Requirements: Your job is to retype all of the data word for word, leaving every image out.

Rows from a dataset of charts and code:

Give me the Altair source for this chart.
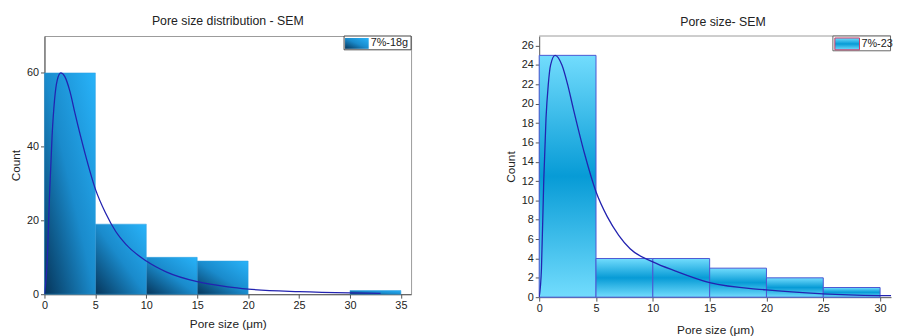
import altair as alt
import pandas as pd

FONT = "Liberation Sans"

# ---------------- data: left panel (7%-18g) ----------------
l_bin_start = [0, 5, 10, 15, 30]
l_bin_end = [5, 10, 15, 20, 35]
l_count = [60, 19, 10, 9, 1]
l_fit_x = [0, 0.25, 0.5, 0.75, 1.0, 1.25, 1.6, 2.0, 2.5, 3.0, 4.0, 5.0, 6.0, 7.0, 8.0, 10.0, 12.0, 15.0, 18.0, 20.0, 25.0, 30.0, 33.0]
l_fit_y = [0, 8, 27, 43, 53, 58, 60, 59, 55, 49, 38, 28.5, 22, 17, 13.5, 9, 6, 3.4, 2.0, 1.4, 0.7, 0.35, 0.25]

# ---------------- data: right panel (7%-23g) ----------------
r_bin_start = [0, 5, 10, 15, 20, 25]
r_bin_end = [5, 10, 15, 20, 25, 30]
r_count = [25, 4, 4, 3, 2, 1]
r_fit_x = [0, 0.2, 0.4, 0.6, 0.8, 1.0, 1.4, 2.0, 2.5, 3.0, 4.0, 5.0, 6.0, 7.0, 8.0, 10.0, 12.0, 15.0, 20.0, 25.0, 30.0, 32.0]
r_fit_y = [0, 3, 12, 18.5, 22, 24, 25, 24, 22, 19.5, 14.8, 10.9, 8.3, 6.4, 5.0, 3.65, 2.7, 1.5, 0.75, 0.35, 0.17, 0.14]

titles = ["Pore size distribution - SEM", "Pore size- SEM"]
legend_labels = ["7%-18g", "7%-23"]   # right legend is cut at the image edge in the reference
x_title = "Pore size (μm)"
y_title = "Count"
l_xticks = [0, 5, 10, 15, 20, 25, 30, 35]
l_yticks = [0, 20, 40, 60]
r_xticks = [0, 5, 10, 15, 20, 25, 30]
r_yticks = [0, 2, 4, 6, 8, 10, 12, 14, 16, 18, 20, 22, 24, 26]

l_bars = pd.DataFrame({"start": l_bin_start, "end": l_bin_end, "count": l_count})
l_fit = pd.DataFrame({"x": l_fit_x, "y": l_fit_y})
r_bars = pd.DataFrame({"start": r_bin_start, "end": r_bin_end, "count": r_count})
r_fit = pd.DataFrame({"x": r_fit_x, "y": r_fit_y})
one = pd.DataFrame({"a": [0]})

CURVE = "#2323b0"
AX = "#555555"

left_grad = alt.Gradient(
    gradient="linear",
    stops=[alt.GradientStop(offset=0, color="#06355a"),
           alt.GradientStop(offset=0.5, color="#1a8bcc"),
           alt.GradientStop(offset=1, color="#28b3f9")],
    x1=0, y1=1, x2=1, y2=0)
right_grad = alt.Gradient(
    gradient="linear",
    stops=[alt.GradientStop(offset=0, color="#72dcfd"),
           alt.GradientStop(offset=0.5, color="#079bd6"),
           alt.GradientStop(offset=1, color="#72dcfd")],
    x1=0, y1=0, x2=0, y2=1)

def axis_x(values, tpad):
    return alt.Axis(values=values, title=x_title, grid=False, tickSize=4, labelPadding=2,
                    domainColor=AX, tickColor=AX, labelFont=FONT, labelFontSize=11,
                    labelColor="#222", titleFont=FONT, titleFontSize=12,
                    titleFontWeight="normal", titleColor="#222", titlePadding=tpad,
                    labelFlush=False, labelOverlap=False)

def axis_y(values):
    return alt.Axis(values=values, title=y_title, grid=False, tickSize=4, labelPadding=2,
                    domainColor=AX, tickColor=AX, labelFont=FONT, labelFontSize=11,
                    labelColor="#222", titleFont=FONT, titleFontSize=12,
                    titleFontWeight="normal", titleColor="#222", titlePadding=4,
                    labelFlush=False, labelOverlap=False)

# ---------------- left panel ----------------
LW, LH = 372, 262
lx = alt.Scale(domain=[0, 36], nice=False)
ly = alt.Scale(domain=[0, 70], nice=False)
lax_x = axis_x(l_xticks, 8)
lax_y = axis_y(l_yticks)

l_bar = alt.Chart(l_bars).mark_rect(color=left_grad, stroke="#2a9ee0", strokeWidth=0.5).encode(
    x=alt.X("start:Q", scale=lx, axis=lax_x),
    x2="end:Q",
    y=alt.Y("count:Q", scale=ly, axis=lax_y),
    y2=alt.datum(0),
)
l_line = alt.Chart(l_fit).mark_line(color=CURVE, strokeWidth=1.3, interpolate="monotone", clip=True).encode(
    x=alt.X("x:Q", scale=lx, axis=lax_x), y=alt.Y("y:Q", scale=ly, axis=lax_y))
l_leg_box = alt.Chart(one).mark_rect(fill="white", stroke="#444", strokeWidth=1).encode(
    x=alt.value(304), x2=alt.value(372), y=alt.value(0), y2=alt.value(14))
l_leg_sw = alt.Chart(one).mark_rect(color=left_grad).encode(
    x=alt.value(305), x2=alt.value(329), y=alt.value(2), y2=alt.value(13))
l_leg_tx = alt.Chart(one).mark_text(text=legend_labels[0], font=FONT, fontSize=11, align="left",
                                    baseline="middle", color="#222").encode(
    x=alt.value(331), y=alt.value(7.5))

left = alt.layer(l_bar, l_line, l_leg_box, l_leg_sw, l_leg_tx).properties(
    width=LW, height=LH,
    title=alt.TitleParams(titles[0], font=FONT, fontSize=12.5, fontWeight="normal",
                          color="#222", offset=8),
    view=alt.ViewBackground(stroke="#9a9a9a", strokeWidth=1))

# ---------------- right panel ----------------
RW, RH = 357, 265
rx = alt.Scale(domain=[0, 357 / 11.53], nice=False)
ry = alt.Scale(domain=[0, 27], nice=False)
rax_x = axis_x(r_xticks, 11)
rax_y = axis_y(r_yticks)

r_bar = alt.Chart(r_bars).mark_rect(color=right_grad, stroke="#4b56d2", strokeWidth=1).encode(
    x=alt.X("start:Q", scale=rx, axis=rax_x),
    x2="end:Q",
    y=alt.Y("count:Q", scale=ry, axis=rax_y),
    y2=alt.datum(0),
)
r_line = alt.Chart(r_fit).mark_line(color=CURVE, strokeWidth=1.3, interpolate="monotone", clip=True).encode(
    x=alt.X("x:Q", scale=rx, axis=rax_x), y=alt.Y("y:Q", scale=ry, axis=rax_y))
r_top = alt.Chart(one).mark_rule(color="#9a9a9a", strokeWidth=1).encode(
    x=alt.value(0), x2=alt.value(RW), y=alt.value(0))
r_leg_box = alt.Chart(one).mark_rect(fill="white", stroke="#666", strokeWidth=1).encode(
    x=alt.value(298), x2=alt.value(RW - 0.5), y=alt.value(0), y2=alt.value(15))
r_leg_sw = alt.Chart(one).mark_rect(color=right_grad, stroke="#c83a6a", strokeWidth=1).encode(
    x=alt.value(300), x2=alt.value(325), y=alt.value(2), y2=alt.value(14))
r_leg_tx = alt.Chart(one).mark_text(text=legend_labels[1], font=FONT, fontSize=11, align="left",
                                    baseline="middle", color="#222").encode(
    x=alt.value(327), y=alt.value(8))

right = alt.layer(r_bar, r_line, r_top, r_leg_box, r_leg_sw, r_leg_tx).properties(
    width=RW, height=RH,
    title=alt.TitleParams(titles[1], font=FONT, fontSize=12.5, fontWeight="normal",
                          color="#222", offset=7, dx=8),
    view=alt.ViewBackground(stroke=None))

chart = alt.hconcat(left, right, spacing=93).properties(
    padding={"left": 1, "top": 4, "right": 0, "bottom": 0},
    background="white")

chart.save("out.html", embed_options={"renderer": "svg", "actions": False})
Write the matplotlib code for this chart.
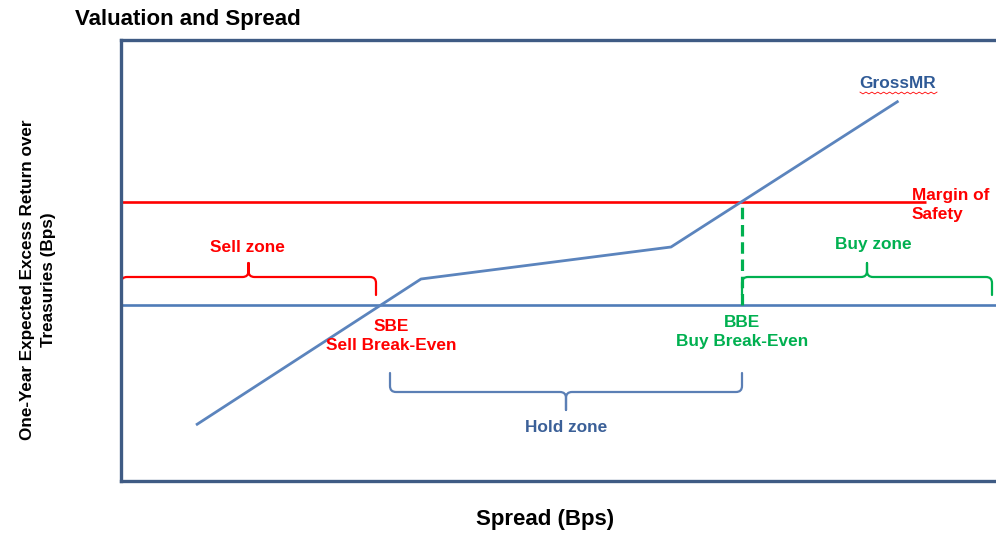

Solution:
Give me the Altair source for this chart.
import altair as alt
import pandas as pd

FONT = "Liberation Sans"

# ---------------- data: left panel (7%-18g) ----------------
l_bin_start = [0, 5, 10, 15, 30]
l_bin_end = [5, 10, 15, 20, 35]
l_count = [60, 19, 10, 9, 1]
l_fit_x = [0, 0.25, 0.5, 0.75, 1.0, 1.25, 1.6, 2.0, 2.5, 3.0, 4.0, 5.0, 6.0, 7.0, 8.0, 10.0, 12.0, 15.0, 18.0, 20.0, 25.0, 30.0, 33.0]
l_fit_y = [0, 8, 27, 43, 53, 58, 60, 59, 55, 49, 38, 28.5, 22, 17, 13.5, 9, 6, 3.4, 2.0, 1.4, 0.7, 0.35, 0.25]

# ---------------- data: right panel (7%-23g) ----------------
r_bin_start = [0, 5, 10, 15, 20, 25]
r_bin_end = [5, 10, 15, 20, 25, 30]
r_count = [25, 4, 4, 3, 2, 1]
r_fit_x = [0, 0.2, 0.4, 0.6, 0.8, 1.0, 1.4, 2.0, 2.5, 3.0, 4.0, 5.0, 6.0, 7.0, 8.0, 10.0, 12.0, 15.0, 20.0, 25.0, 30.0, 32.0]
r_fit_y = [0, 3, 12, 18.5, 22, 24, 25, 24, 22, 19.5, 14.8, 10.9, 8.3, 6.4, 5.0, 3.65, 2.7, 1.5, 0.75, 0.35, 0.17, 0.14]

titles = ["Pore size distribution - SEM", "Pore size- SEM"]
legend_labels = ["7%-18g", "7%-23"]   # right legend is cut at the image edge in the reference
x_title = "Pore size (μm)"
y_title = "Count"
l_xticks = [0, 5, 10, 15, 20, 25, 30, 35]
l_yticks = [0, 20, 40, 60]
r_xticks = [0, 5, 10, 15, 20, 25, 30]
r_yticks = [0, 2, 4, 6, 8, 10, 12, 14, 16, 18, 20, 22, 24, 26]

l_bars = pd.DataFrame({"start": l_bin_start, "end": l_bin_end, "count": l_count})
l_fit = pd.DataFrame({"x": l_fit_x, "y": l_fit_y})
r_bars = pd.DataFrame({"start": r_bin_start, "end": r_bin_end, "count": r_count})
r_fit = pd.DataFrame({"x": r_fit_x, "y": r_fit_y})
one = pd.DataFrame({"a": [0]})

CURVE = "#2323b0"
AX = "#555555"

left_grad = alt.Gradient(
    gradient="linear",
    stops=[alt.GradientStop(offset=0, color="#06355a"),
           alt.GradientStop(offset=0.5, color="#1a8bcc"),
           alt.GradientStop(offset=1, color="#28b3f9")],
    x1=0, y1=1, x2=1, y2=0)
right_grad = alt.Gradient(
    gradient="linear",
    stops=[alt.GradientStop(offset=0, color="#72dcfd"),
           alt.GradientStop(offset=0.5, color="#079bd6"),
           alt.GradientStop(offset=1, color="#72dcfd")],
    x1=0, y1=0, x2=0, y2=1)

def axis_x(values, tpad):
    return alt.Axis(values=values, title=x_title, grid=False, tickSize=4, labelPadding=2,
                    domainColor=AX, tickColor=AX, labelFont=FONT, labelFontSize=11,
                    labelColor="#222", titleFont=FONT, titleFontSize=12,
                    titleFontWeight="normal", titleColor="#222", titlePadding=tpad,
                    labelFlush=False, labelOverlap=False)

def axis_y(values):
    return alt.Axis(values=values, title=y_title, grid=False, tickSize=4, labelPadding=2,
                    domainColor=AX, tickColor=AX, labelFont=FONT, labelFontSize=11,
                    labelColor="#222", titleFont=FONT, titleFontSize=12,
                    titleFontWeight="normal", titleColor="#222", titlePadding=4,
                    labelFlush=False, labelOverlap=False)

# ---------------- left panel ----------------
LW, LH = 372, 262
lx = alt.Scale(domain=[0, 36], nice=False)
ly = alt.Scale(domain=[0, 70], nice=False)
lax_x = axis_x(l_xticks, 8)
lax_y = axis_y(l_yticks)

l_bar = alt.Chart(l_bars).mark_rect(color=left_grad, stroke="#2a9ee0", strokeWidth=0.5).encode(
    x=alt.X("start:Q", scale=lx, axis=lax_x),
    x2="end:Q",
    y=alt.Y("count:Q", scale=ly, axis=lax_y),
    y2=alt.datum(0),
)
l_line = alt.Chart(l_fit).mark_line(color=CURVE, strokeWidth=1.3, interpolate="monotone", clip=True).encode(
    x=alt.X("x:Q", scale=lx, axis=lax_x), y=alt.Y("y:Q", scale=ly, axis=lax_y))
l_leg_box = alt.Chart(one).mark_rect(fill="white", stroke="#444", strokeWidth=1).encode(
    x=alt.value(304), x2=alt.value(372), y=alt.value(0), y2=alt.value(14))
l_leg_sw = alt.Chart(one).mark_rect(color=left_grad).encode(
    x=alt.value(305), x2=alt.value(329), y=alt.value(2), y2=alt.value(13))
l_leg_tx = alt.Chart(one).mark_text(text=legend_labels[0], font=FONT, fontSize=11, align="left",
                                    baseline="middle", color="#222").encode(
    x=alt.value(331), y=alt.value(7.5))

left = alt.layer(l_bar, l_line, l_leg_box, l_leg_sw, l_leg_tx).properties(
    width=LW, height=LH,
    title=alt.TitleParams(titles[0], font=FONT, fontSize=12.5, fontWeight="normal",
                          color="#222", offset=8),
    view=alt.ViewBackground(stroke="#9a9a9a", strokeWidth=1))

# ---------------- right panel ----------------
RW, RH = 357, 265
rx = alt.Scale(domain=[0, 357 / 11.53], nice=False)
ry = alt.Scale(domain=[0, 27], nice=False)
rax_x = axis_x(r_xticks, 11)
rax_y = axis_y(r_yticks)

r_bar = alt.Chart(r_bars).mark_rect(color=right_grad, stroke="#4b56d2", strokeWidth=1).encode(
    x=alt.X("start:Q", scale=rx, axis=rax_x),
    x2="end:Q",
    y=alt.Y("count:Q", scale=ry, axis=rax_y),
    y2=alt.datum(0),
)
r_line = alt.Chart(r_fit).mark_line(color=CURVE, strokeWidth=1.3, interpolate="monotone", clip=True).encode(
    x=alt.X("x:Q", scale=rx, axis=rax_x), y=alt.Y("y:Q", scale=ry, axis=rax_y))
r_top = alt.Chart(one).mark_rule(color="#9a9a9a", strokeWidth=1).encode(
    x=alt.value(0), x2=alt.value(RW), y=alt.value(0))
r_leg_box = alt.Chart(one).mark_rect(fill="white", stroke="#666", strokeWidth=1).encode(
    x=alt.value(298), x2=alt.value(RW - 0.5), y=alt.value(0), y2=alt.value(15))
r_leg_sw = alt.Chart(one).mark_rect(color=right_grad, stroke="#c83a6a", strokeWidth=1).encode(
    x=alt.value(300), x2=alt.value(325), y=alt.value(2), y2=alt.value(14))
r_leg_tx = alt.Chart(one).mark_text(text=legend_labels[1], font=FONT, fontSize=11, align="left",
                                    baseline="middle", color="#222").encode(
    x=alt.value(327), y=alt.value(8))

right = alt.layer(r_bar, r_line, r_top, r_leg_box, r_leg_sw, r_leg_tx).properties(
    width=RW, height=RH,
    title=alt.TitleParams(titles[1], font=FONT, fontSize=12.5, fontWeight="normal",
                          color="#222", offset=7, dx=8),
    view=alt.ViewBackground(stroke=None))

chart = alt.hconcat(left, right, spacing=93).properties(
    padding={"left": 1, "top": 4, "right": 0, "bottom": 0},
    background="white")

chart.save("out.html", embed_options={"renderer": "svg", "actions": False})
Write the matplotlib code for this chart.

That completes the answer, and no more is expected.